Uno di essi è certamente il procuratore aggiunto di Reggio Calabria Giuseppe Lombardo, che in un’intervista rilasciata alla nostra testata nel 2015 metteva in evidenza come “un insieme di soggetti, sono tutti coloro i quali operano in maniera infedele negli ambiti strategici a livello mondiale, soprattutto in ambito finanziario, economico, imprenditoriale, ma anche politico e istituzionale”. E poi ancora aggiungeva: “Sono soggetti che hanno rapporti stabili in settori chiave, che passano dal sistema bancario ai principali sistemi finanziari e, soprattutto, entrano in quegli apparati che governano il potere reale. L’errore di fondo da non fare è considerare nel 2015 la ‘Ndrangheta come un’organizzazione tipicamente calabrese o Cosa Nostra come un’organizzazione tipicamente siciliana, perché operano in un mercato mondiale ed in quello spazio economico godono di autorevolezza senza pari. Se da una parte sembrano aver perso le loro singole individualità, in realtà hanno acquistato un potere sempre maggiore proprio perché non si presentano come espressioni di singole realtà locali: nel momento in cui il grande capo mafia calabrese ha necessità di operare in uno Stato estero o ha necessità di aprire nuovi canali operativi in ambito finanziario, ricorre al sistema criminale integrato di cui è parte che lo agevola e lo protegge, rendendolo invisibile”.

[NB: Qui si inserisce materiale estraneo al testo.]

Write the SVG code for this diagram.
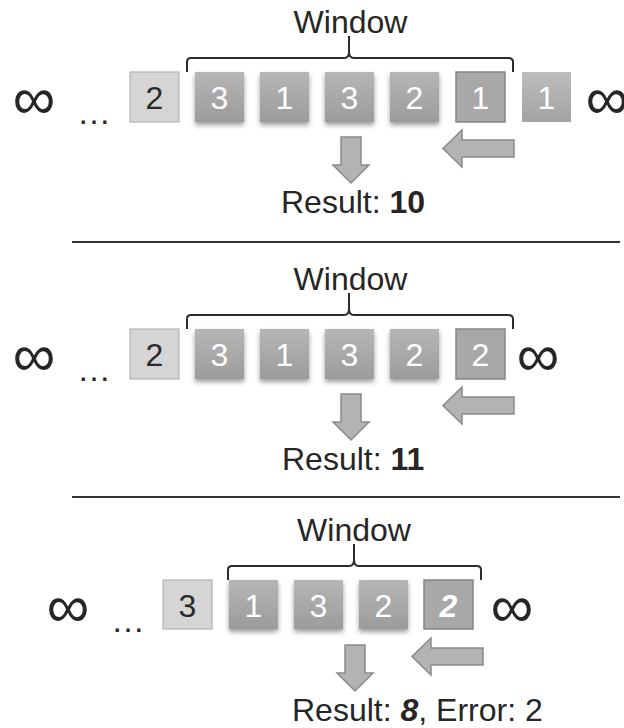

Quel mondo sommerso muove miliardi su miliardi. Molti dei quali non vengono mai rintracciati.
Gratteri ha ricordato come solo il 2% viene in qualche maniera recuperato. Ed è chiaro, dunque, il vero potere delle mafie. La puntata di Report porta a riflettere anche su quanto sia veramente efficace la lotta all’economia illegale oggi.
In assenza di un quadro normativo internazionale, che abolisca i paradisi fiscali offshore garantendo la trasparenza e la tracciabilità dei flussi finanziari è evidente che le criminalità organizzate saranno sempre un passo avanti e potranno condizionare, se non dominare, l’intera economia mondiale.